MMA-MRNNet: Harnessing Multiple Models of Affect and Dynamic Masked RNN for Precise Facial Expression Intensity Estimation
Dimitrios Kollias, Andreas Psaroudakis, Anastasios Arsenos, Paraskevi Theofilou, Chunchang Shao, Guanyu Hu, Ioannis Patras
TL;DR
MMA-MRNNet introduces a dynamic, unimodal architecture for video-level Facial Expression Intensity Estimation by first extracting rich frame-level affective representations (valence-arousal, basic expressions, and action units) with a Multi-Task Learning CNN, and then aggregating them through a Masked RNN that adapts to variable video lengths via a Mask routing mechanism. The model employs AU-proxy representations to inject prior knowledge into the training objective and optimizes a loss tied to correlation rather than mean-squared error, improving convergence and robustness. Extensive experiments on Hume-Reaction and multiple in-the-wild datasets show state-of-the-art performance across FEIE tasks, with ablations demonstrating the value of combining all affect channels and the efficacy of dynamic routing. The approach addresses limitations of 3-D CNNs and ad-hoc frame handling, offering a scalable, accurate solution for real-world FEIE from videos.
Abstract
This paper presents MMA-MRNNet, a novel deep learning architecture for dynamic multi-output Facial Expression Intensity Estimation (FEIE) from video data. Traditional approaches to this task often rely on complex 3-D CNNs, which require extensive pre-training and assume that facial expressions are uniformly distributed across all frames of a video.

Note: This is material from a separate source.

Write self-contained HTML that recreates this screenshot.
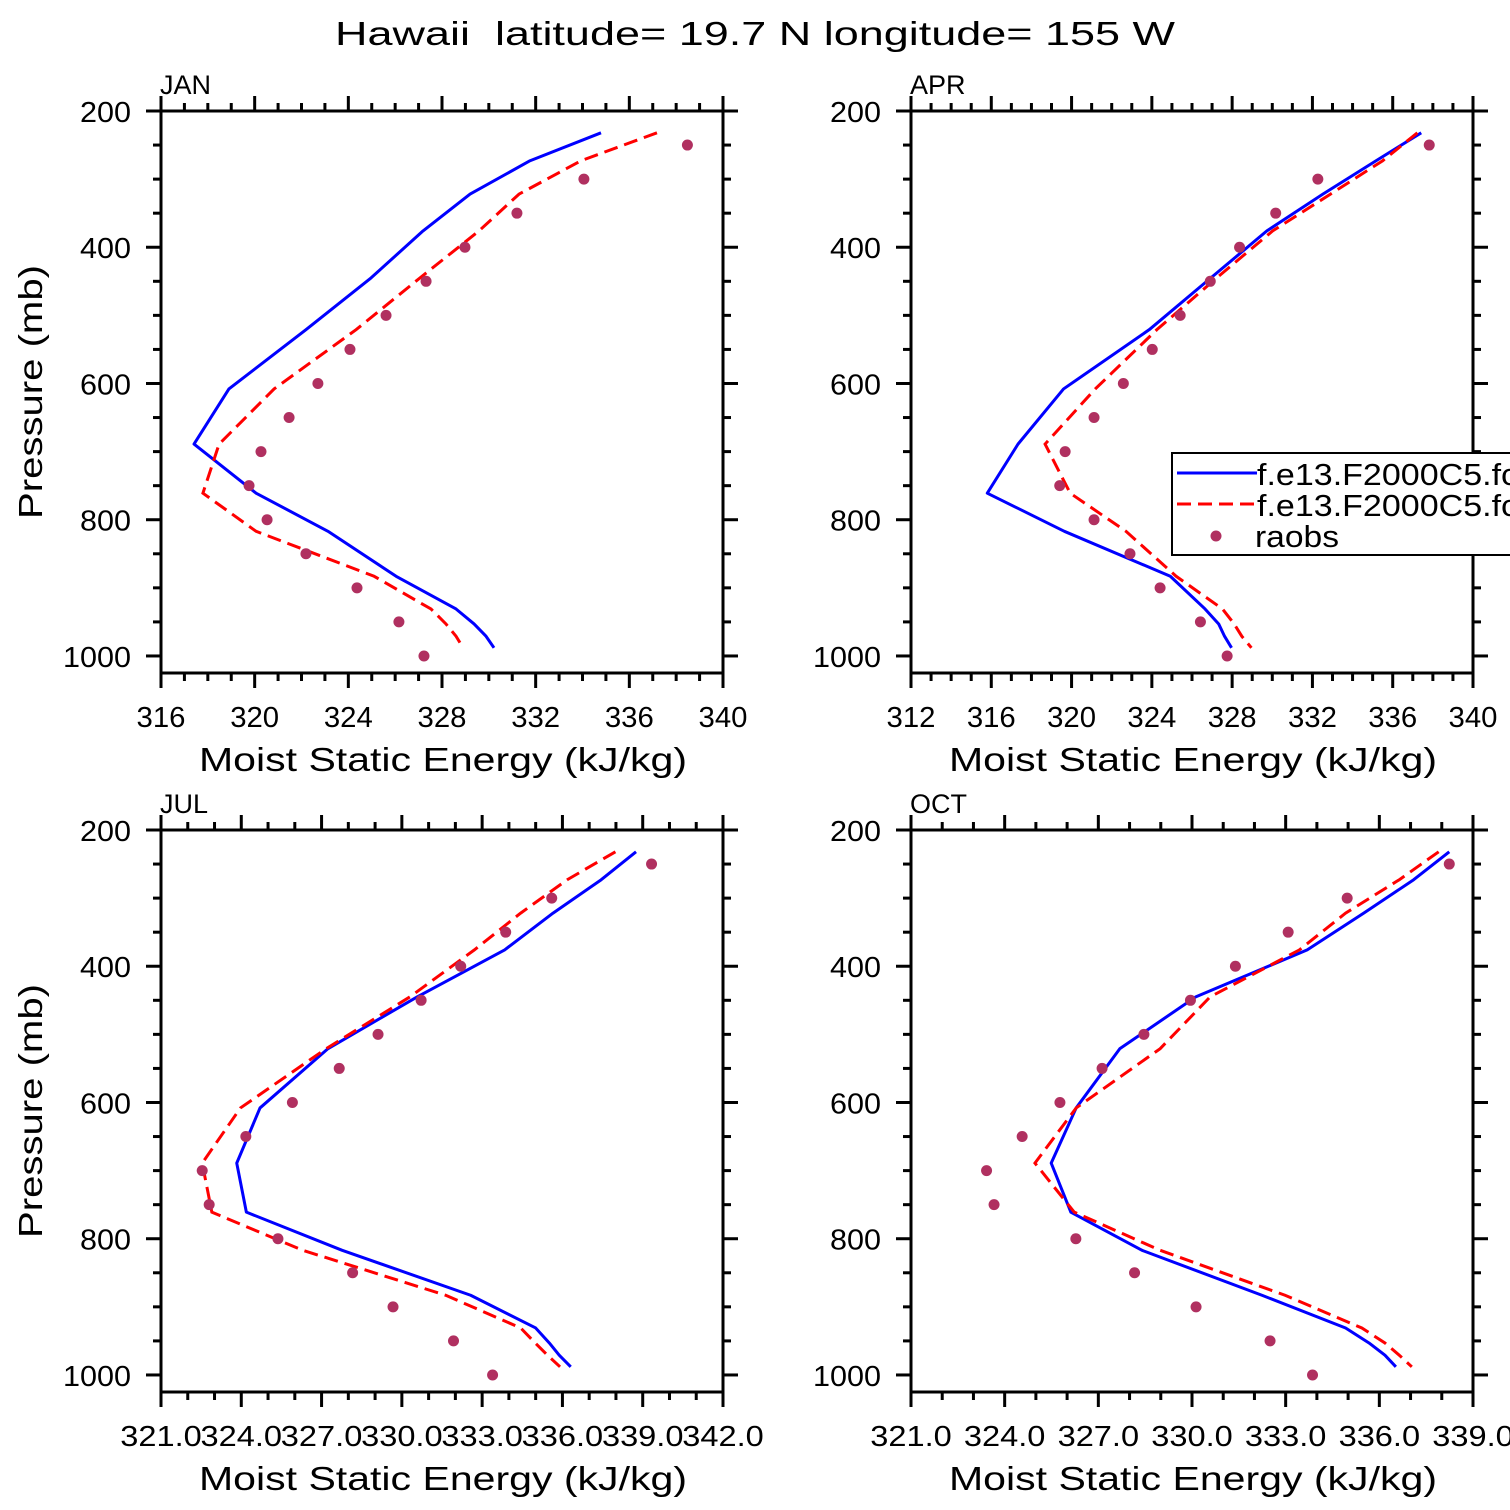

These methods struggle to handle videos of varying lengths, often resorting to ad-hoc strategies that either discard valuable information or introduce bias. MMA-MRNNet addresses these challenges through a two-stage process. First, the Multiple Models of Affect (MMA) extractor component is a Multi-Task Learning CNN that concurrently estimates valence-arousal, recognizes basic facial expressions, and detects action units in each frame. These representations are then processed by a Masked RNN component, which captures temporal dependencies and dynamically updates weights according to the true length of the input video, ensuring that only the most relevant features are used for the final prediction. The proposed unimodal non-ensemble learning MMA-MRNNet was evaluated on the Hume-Reaction dataset and demonstrated significantly superior performance, surpassing state-of-the-art methods by a wide margin, regardless of whether they were unimodal, multimodal, or ensemble approaches. Finally, we demonstrated the effectiveness of the MMA component of our proposed method across multiple in-the-wild datasets, where it consistently outperformed all state-of-the-art methods across various metrics.